In combat, small incidents can have decisive effects

STEVE PETRICK WRITES: Sometimes small incidents can have a telling effect.

During one wargame (real soldiers maneuvering across real terrain), a defending battalion had been assessed crippling losses. It had one company remaining, and that company was holding a critical choke point. If the company could hang on until dawn, an armored unit would come up and counterattack. But if the choke point was lost, the armor would not be able to maneuver.

The enemy (two other battalions) launched an attack on the choke point, driving the defending company back. The defending company managed to break into the attacker's communications and call their own artillery on to them, then launched an attack. The result was the resecuring of the chokepoint, but the company was down to barely a platoon in strength.

At this juncture, the attackers used helicopters to land another company behind the chokepoint to attack it from the rear.
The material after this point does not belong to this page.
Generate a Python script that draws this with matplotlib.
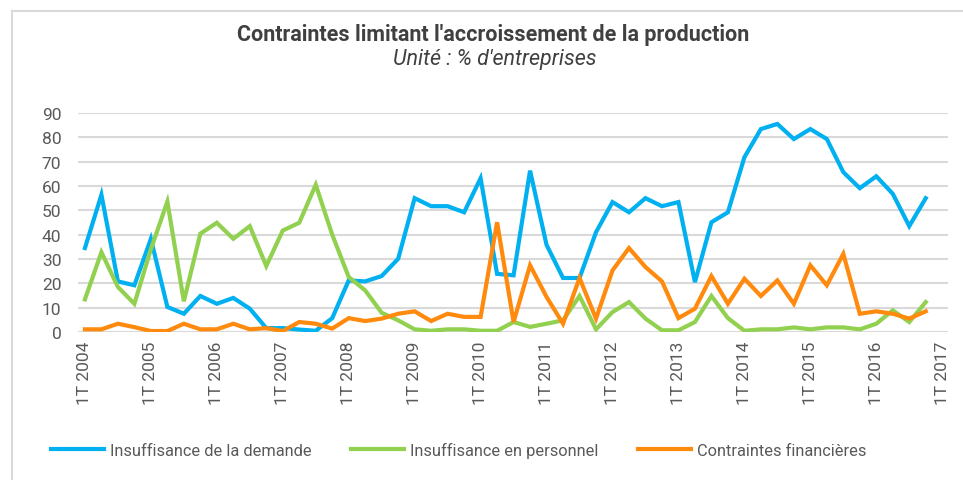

The defending battalion had no more troops to send, and the battalion commander was "missing". At this juncture, the battalion intelligence officer proposed to the battalion operations officer that a platoon be organized out of the Headquarters elements and sent to reinforce the choke point. Two squads were hastilly formed, and departed to try to reach the choke point under the cover of the night and before the airlifted in enemy force attacked.

In the darkness, the scratch platoon stumbled into the airlifted enemy unit. At the end of the brief firefight, the scratch platoon fell back and returned to the battalion headquarters, leaving several "dead" on the field. The mission had failed, the battle was lost.
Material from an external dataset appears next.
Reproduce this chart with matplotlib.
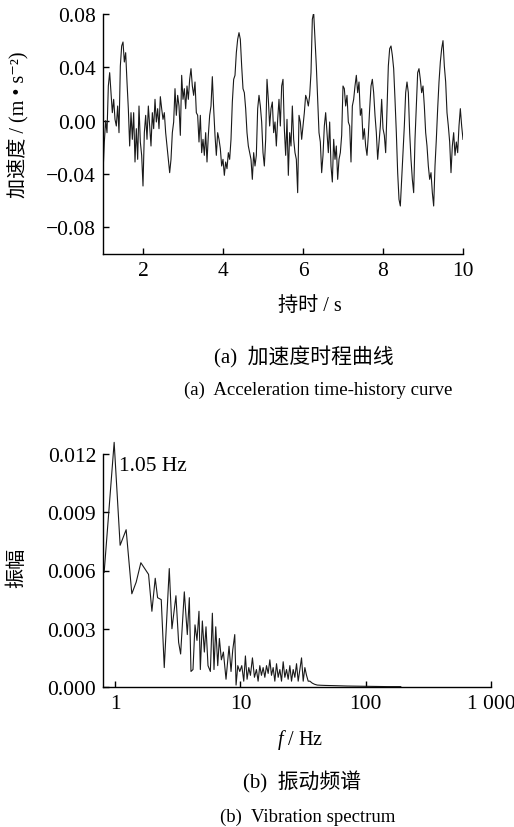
import numpy as np
import matplotlib
matplotlib.use('Agg')
import matplotlib.pyplot as plt
from matplotlib.ticker import FixedLocator, NullLocator

plt.rcParams['font.family'] = ['Liberation Serif', 'Noto Sans CJK SC', 'DejaVu Serif']
plt.rcParams['mathtext.fontset'] = 'custom'
plt.rcParams['mathtext.rm'] = 'Liberation Serif'
plt.rcParams['mathtext.it'] = 'Liberation Serif:italic'

# (a) acceleration record, sampled every 1/30 s from 1 s to 10 s (m/s^2)
t_start, t_step = 1.0, 1.0 / 30
acc = [
    -0.039, -0.016, 0.000, -0.009, 0.026, 0.036, 0.021, 0.006, 0.016, 0.001,
    -0.004, 0.011, -0.009, 0.041, 0.056, 0.059, 0.044, 0.051, 0.029, 0.009,
    -0.019, 0.006, -0.014, 0.006, -0.031, -0.006, -0.029, 0.011, -0.016, -0.026,
    -0.049, -0.009, 0.004, -0.014, 0.011, -0.004, -0.019, 0.006, -0.006, 0.016,
    -0.001, 0.009, -0.006, 0.018, 0.009, 0.001, 0.006, -0.009, -0.019, -0.029,
    -0.039, -0.029, -0.009, -0.001, 0.024, 0.004, 0.019, 0.011, -0.011, 0.034,
    0.016, 0.024, 0.009, 0.026, 0.016, 0.031, 0.039, 0.026, 0.019, 0.029,
    0.006, 0.004, -0.016, 0.004, -0.024, -0.014, -0.026, -0.009, -0.031, -0.011,
    0.004, 0.011, 0.033, 0.009, -0.011, -0.026, -0.009, -0.014, -0.021, -0.034,
    -0.029, -0.041, -0.031, -0.036, -0.024, -0.029, -0.014, 0.014, 0.031, 0.034,
    0.051, 0.061, 0.066, 0.061, 0.041, 0.024, 0.021, 0.009, -0.009, -0.019,
    -0.024, -0.029, -0.044, -0.024, -0.034, -0.026, 0.009, 0.019, 0.011, -0.001,
    -0.024, -0.034, -0.014, 0.031, 0.016, -0.004, 0.009, 0.014, -0.009, -0.001,
    -0.019, 0.001, 0.016, -0.004, 0.026, 0.031, -0.006, -0.026, 0.001, -0.041,
    -0.009, -0.019, 0.011, -0.014, -0.024, -0.029, -0.054, 0.004, -0.001, -0.014,
    -0.004, 0.006, 0.019, 0.016, 0.011, 0.019, 0.036, 0.076, 0.081, 0.061,
    0.041, 0.016, -0.009, -0.016, -0.039, -0.026, -0.004, 0.006, -0.009, -0.024,
    -0.001, -0.034, -0.046, -0.014, -0.029, -0.019, -0.044, -0.029, -0.024, -0.011,
    0.026, 0.024, 0.011, 0.019, -0.001, -0.004, -0.031, 0.011, 0.016, 0.026,
    0.034, 0.021, 0.029, 0.004, 0.009, -0.014, -0.006, -0.019, -0.026, -0.011,
    0.009, 0.026, 0.031, 0.021, 0.004, -0.009, -0.029, -0.016, -0.004, 0.016,
    -0.006, -0.011, -0.024, 0.009, 0.041, 0.054, 0.056, 0.049, 0.039, 0.016,
    -0.009, -0.039, -0.059, -0.064, -0.044, -0.024, -0.004, 0.021, 0.029, 0.021,
    -0.009, -0.029, -0.044, -0.054, -0.014, 0.011, 0.036, 0.039, 0.031, 0.021,
    0.026, 0.011, -0.009, -0.019, -0.034, -0.044, -0.039, -0.054, -0.064, -0.034,
    -0.014, 0.009, 0.029, 0.044, 0.054, 0.060, 0.041, 0.029, 0.006, -0.004,
    -0.016, -0.039, -0.019, -0.009, -0.026, -0.016, -0.024, -0.004, 0.009, -0.004,
    -0.014,
]
time = t_start + t_step * np.arange(len(acc))

# (b) amplitude spectrum
freq = [
    0.817, 0.982, 1.096, 1.224, 1.359, 1.472, 1.604, 1.848, 1.965, 2.089,
    2.182, 2.333, 2.466, 2.704, 2.840, 3.057, 3.211, 3.332, 3.565, 3.767,
    3.909, 4.030, 4.182, 4.339, 4.500, 4.669, 4.786, 4.966, 5.152, 5.311,
    5.511, 5.754, 5.970, 6.152, 6.353, 6.590, 6.792, 7.047, 7.311, 7.674,
    8.111, 8.414, 8.680, 9.010, 9.230, 9.527, 9.882, 10.25, 10.63, 10.96,
    11.30, 11.66, 12.02, 12.47, 12.94, 13.42, 13.84, 14.28, 14.72, 15.18,
    15.66, 16.15, 16.65, 17.17, 17.70, 18.25, 18.82, 19.41, 20.01, 20.64,
    21.28, 21.94, 22.62, 23.33, 24.05, 24.80, 25.57, 26.37, 27.19, 28.04,
    28.91, 29.81, 30.74, 31.70, 32.68, 33.70, 34.75, 35.83, 37.43, 39.08,
    41.05, 43.62, 47.86, 55.82, 71.32, 91.20, 116.6, 149.0, 190.5,
]
amp = [
    0.0059, 0.0126, 0.0073, 0.0081, 0.0048, 0.0054, 0.0064, 0.0058, 0.0039, 0.0056,
    0.0046, 0.0045, 0.0010, 0.0061, 0.0030, 0.0047, 0.0023, 0.0017, 0.0049, 0.0027,
    0.0046, 0.0008, 0.0009, 0.0032, 0.0024, 0.0039, 0.0009, 0.0034, 0.0018, 0.0031,
    0.0011, 0.0008, 0.0038, 0.0009, 0.0031, 0.0011, 0.0025, 0.0014, 0.0018, 0.0004,
    0.0021, 0.0008, 0.0019, 0.0027, 0.0001, 0.0011, 0.0008, 0.0011, 0.0003, 0.0016,
    0.0004, 0.0010, 0.0006, 0.0015, 0.0005, 0.0009, 0.0003, 0.0011, 0.0006, 0.0010,
    0.0005, 0.0011, 0.0007, 0.0014, 0.0006, 0.0010, 0.0003, 0.0012, 0.0005, 0.0009,
    0.0003, 0.0013, 0.0005, 0.0009, 0.0004, 0.0011, 0.0003, 0.0009, 0.0005, 0.0012,
    0.0003, 0.0009, 0.0015, 0.0003, 0.0010, 0.0006, 0.0003, 0.0003, 0.0002, 0.00014,
    0.0001, 0.00009, 0.00008, 0.00007, 0.00005, 0.00004, 0.00003, 0.00002, 0.00002,
]

acc_ticks = [-0.08, -0.04, 0.0, 0.04, 0.08]
time_ticks = [2, 4, 6, 8, 10]
amp_ticks = [0.0, 0.003, 0.006, 0.009, 0.012]
freq_ticks = [1, 10, 100, 1000]
freq_labels = ['1', '10', '100', '1 000']

W, H = 514, 828
fig = plt.figure(figsize=(W / 100, H / 100), dpi=100)
fs_tick = 15.5
fs_lab = 14.5
fs_cap = 13.5
fs_cap_cn = 15


def px(x, y):
    return x / W, 1 - y / H


def style(ax):
    for s in ['top', 'right']:
        ax.spines[s].set_visible(False)
    for s in ['left', 'bottom']:
        ax.spines[s].set_linewidth(1.0)
    ax.tick_params(direction='in', length=4.5, width=1.0, labelsize=fs_tick, pad=5)


# top panel
ax1 = fig.add_axes([103 / W, 1 - 255 / H, 360 / W, 240 / H])
ax1.plot(time, acc, color='#1a1a1a', lw=0.8)
ax1.set_xlim(1, 10)
ax1.set_ylim(-0.1, 0.08)
ax1.set_xticks(time_ticks)
ax1.set_yticks(acc_ticks)
ax1.set_yticklabels([f'{v:.2f}'.replace('-', '\u2212') for v in acc_ticks])
style(ax1)

fig.text(*px(18, 125), '加速度 / (m • s⁻²)', rotation=90, ha='center', va='center', fontsize=fs_lab)
fig.text(*px(310, 307), '持时 / s', ha='center', va='center', fontsize=fs_lab)
fig.text(*px(304, 357), '(a)  加速度时程曲线', ha='center', va='center', fontsize=fs_cap_cn)
fig.text(*px(318, 390), '(a)  Acceleration time-history curve', ha='center', va='center', fontsize=fs_cap)

# bottom panel
ax2 = fig.add_axes([103 / W, 1 - 688 / H, 388 / W, 233 / H])
ax2.plot(freq, amp, color='#1a1a1a', lw=0.8, clip_on=False)
ax2.set_xscale('log')
ax2.set_xlim(0.8, 1000)
ax2.set_ylim(0, 0.012)
ax2.xaxis.set_major_locator(FixedLocator(freq_ticks))
ax2.xaxis.set_minor_locator(NullLocator())
ax2.set_xticklabels(freq_labels)
ax2.set_yticks(amp_ticks)
ax2.set_yticklabels([f'{v:.3f}' for v in amp_ticks])
style(ax2)
ax2.text(1.08, 0.0114, '1.05 Hz', fontsize=fs_tick, ha='left', va='center')

fig.text(*px(18, 568), '振幅', rotation=90, ha='center', va='center', fontsize=fs_lab)
fig.text(*px(300, 740), r'$f$ / Hz', ha='center', va='center', fontsize=fs_lab)
fig.text(*px(302, 782), '(b)  振动频谱', ha='center', va='center', fontsize=fs_cap_cn)
fig.text(*px(308, 817), '(b)  Vibration spectrum', ha='center', va='center', fontsize=fs_cap)

fig.savefig('out.png', dpi=100)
Then a strange thing happened. The air lifted enemy unit froze. This was a company sized unit, more than five times the size of the small headquarters detachment it had beaten off, and more than three times the size of the battered force at the chokepoint it was to attack. But for five critical hours it did not move.

Dawn came, and the armored unit arrived. The defending battalion had won the decisive battle in holding the chokepoint.

What had happened?

It turned out that, among the "dead" left at the end of the midnight brush was the battalion intelligence officer.

The "dead" man was an infantry officer (while assigned as the battalion intelligence officer, he was actually an infantry officer himself), and was a captain.

Aprised of the fact that an infantry captain had been "killed" in a fight on the flank of their advance on the chokepoint in a fight involving a platoon-sized element, the company commander decided that an enemy company (captains lead companies, not platoons) must have been maneuvering against him. With the threat of being hit in the flank by a defending force company, the commander of the air lifted company decided to set up a hasty defense to repel that attack before continuing on to the chokepoint.

For five critical hours his company held defensive positions against a threat that did not exist anywhere but in his own mind.

However unintended, the "death" of one man had proved to be the decisive turning point of the battle.